## GIVEN INFORMATION

- - - - -

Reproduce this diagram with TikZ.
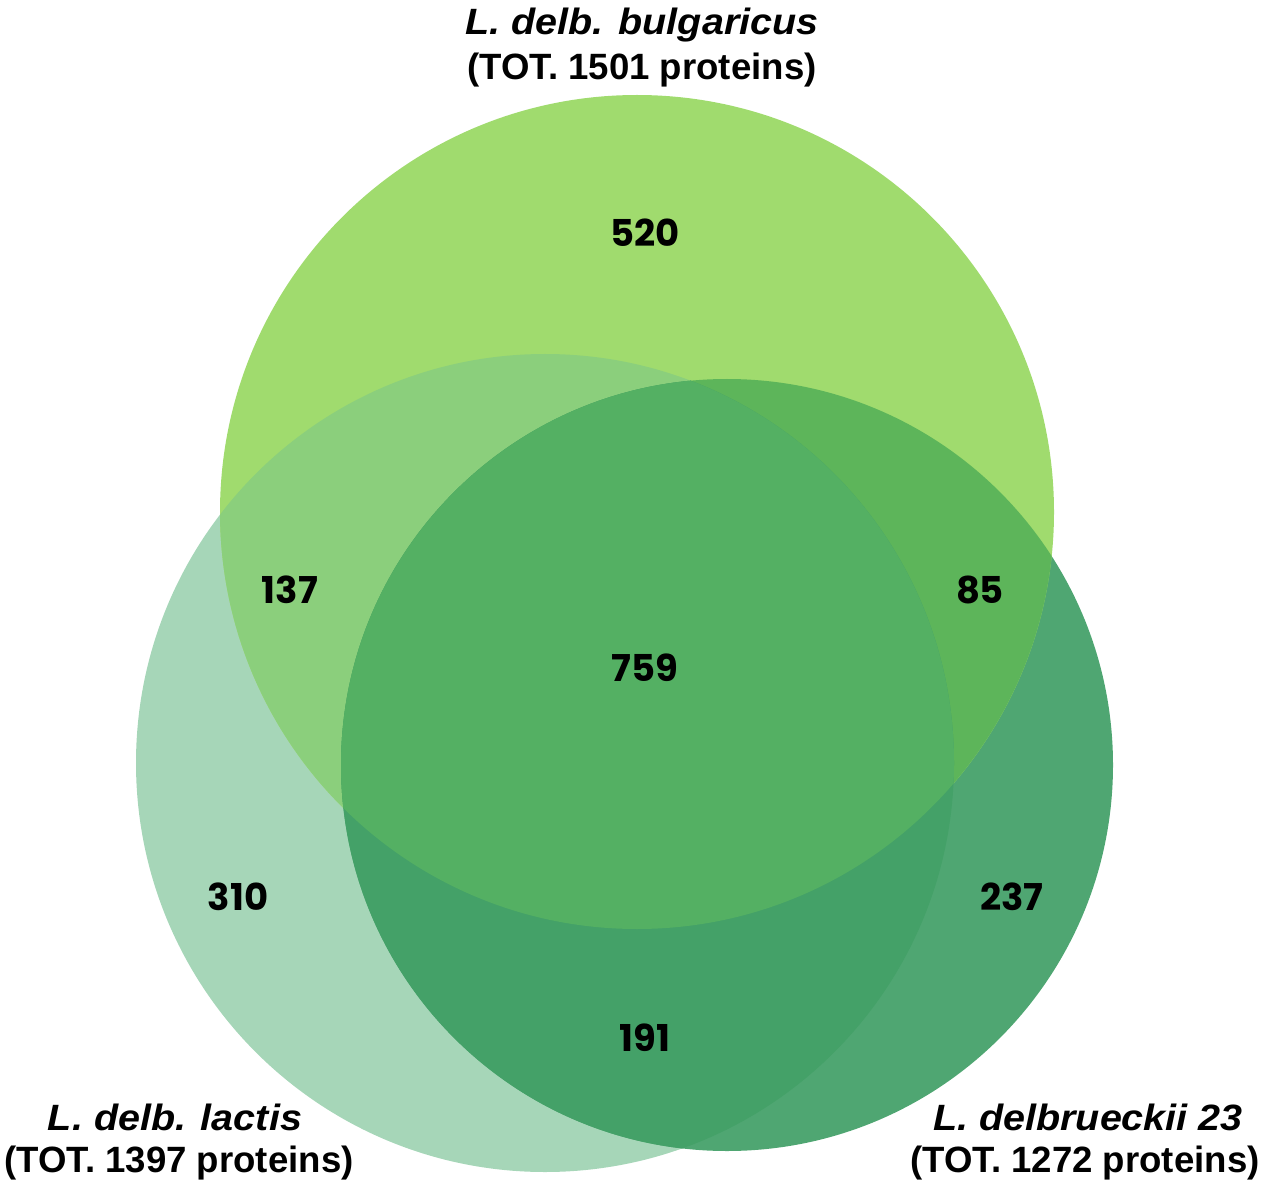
\documentclass[tikz,border=0pt]{standalone}
\usepackage{fontspec}
\setmainfont{Liberation Sans}
\newfontfamily\numfont{Poppins}
\definecolor{cT}{HTML}{A0DB6E}
\definecolor{cL}{HTML}{A6D6B8}
\definecolor{cR}{HTML}{4FA672}
\definecolor{cTL}{HTML}{8BCF7C}
\definecolor{cTR}{HTML}{5DB55A}
\definecolor{cLR}{HTML}{44A168}
\definecolor{cC}{HTML}{54B063}
\newcommand{\widelbl}[1]{\scalebox{1.08}[1]{\itshape #1}}
\tikzset{
  num/.style={inner sep=0pt, font=\numfont\bfseries\fontsize{18.5}{22}\selectfont},
  lbl/.style={anchor=base, inner sep=0pt, font=\bfseries\fontsize{18.3}{22}\selectfont}
}
\begin{document}
\begin{tikzpicture}[x=0.5pt,y=-0.5pt]
\useasboundingbox (0,0) rectangle (1268,1192);
\coordinate (cTop) at (637,512);
\coordinate (cLeft) at (545,763);
\coordinate (cRight) at (727,765);
% base circles
\fill[cL] (cLeft) circle (409);
\fill[cR] (cRight) circle (386);
\fill[cT] (cTop) circle (417);
% pairwise with top
\begin{scope}
  \clip (cTop) circle (417);
  \fill[cTL] (cLeft) circle (409);
  \fill[cTR] (cRight) circle (386);
\end{scope}
% left-right and centre
\begin{scope}
  \clip (cLeft) circle (409);
  \fill[cLR] (cRight) circle (386);
  \clip (cRight) circle (386);
  \fill[cC] (cTop) circle (417);
\end{scope}
% numbers
\node[num] (n520) at (645,233) {520};
\node[num] (n137) at (290,590) {137};
\node[num] (n85)  at (980,590) {85};
\node[num] (n759) at (645,668) {759};
\node[num] (n310) at (238,897) {310};
\node[num] (n237) at (1012,897) {237};
\node[num] (n191) at (645,1038) {191};
% labels
\node[lbl] (tA1) at (642,35) {\widelbl{L. delb. bulgaricus}};
\node[lbl] (tA2) at (642,80) {(TOT. 1501 proteins)};
\node[lbl] (tB1) at (175,1130) {\widelbl{L. delb. lactis}};
\node[lbl] (tB2) at (179,1172) {(TOT. 1397 proteins)};
\node[lbl] (tC1) at (1088,1130) {\widelbl{L. delbrueckii 23}};
\node[lbl] (tC2) at (1085,1172) {(TOT. 1272 proteins)};
\end{tikzpicture}
\end{document}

- - - - -

Reproduce every line exactly and omit all pictures.

Reproduce this diagram with TikZ.
\documentclass[tikz,border=0pt]{standalone}
\usepackage{fontspec}
\setmainfont{Liberation Sans}
\newfontfamily\numfont{Poppins}
\definecolor{cT}{HTML}{A0DB6E}
\definecolor{cL}{HTML}{A6D6B8}
\definecolor{cR}{HTML}{4FA672}
\definecolor{cTL}{HTML}{8BCF7C}
\definecolor{cTR}{HTML}{5DB55A}
\definecolor{cLR}{HTML}{44A168}
\definecolor{cC}{HTML}{54B063}
\newcommand{\widelbl}[1]{\scalebox{1.08}[1]{\itshape #1}}
\tikzset{
  num/.style={inner sep=0pt, font=\numfont\bfseries\fontsize{18.5}{22}\selectfont},
  lbl/.style={anchor=base, inner sep=0pt, font=\bfseries\fontsize{18.3}{22}\selectfont}
}
\begin{document}
\begin{tikzpicture}[x=0.5pt,y=-0.5pt]
\useasboundingbox (0,0) rectangle (1268,1192);
\coordinate (cTop) at (637,512);
\coordinate (cLeft) at (545,763);
\coordinate (cRight) at (727,765);
% base circles
\fill[cL] (cLeft) circle (409);
\fill[cR] (cRight) circle (386);
\fill[cT] (cTop) circle (417);
% pairwise with top
\begin{scope}
  \clip (cTop) circle (417);
  \fill[cTL] (cLeft) circle (409);
  \fill[cTR] (cRight) circle (386);
\end{scope}
% left-right and centre
\begin{scope}
  \clip (cLeft) circle (409);
  \fill[cLR] (cRight) circle (386);
  \clip (cRight) circle (386);
  \fill[cC] (cTop) circle (417);
\end{scope}
% numbers
\node[num] (n520) at (645,233) {520};
\node[num] (n137) at (290,590) {137};
\node[num] (n85)  at (980,590) {85};
\node[num] (n759) at (645,668) {759};
\node[num] (n310) at (238,897) {310};
\node[num] (n237) at (1012,897) {237};
\node[num] (n191) at (645,1038) {191};
% labels
\node[lbl] (tA1) at (642,35) {\widelbl{L. delb. bulgaricus}};
\node[lbl] (tA2) at (642,80) {(TOT. 1501 proteins)};
\node[lbl] (tB1) at (175,1130) {\widelbl{L. delb. lactis}};
\node[lbl] (tB2) at (179,1172) {(TOT. 1397 proteins)};
\node[lbl] (tC1) at (1088,1130) {\widelbl{L. delbrueckii 23}};
\node[lbl] (tC2) at (1085,1172) {(TOT. 1272 proteins)};
\end{tikzpicture}
\end{document}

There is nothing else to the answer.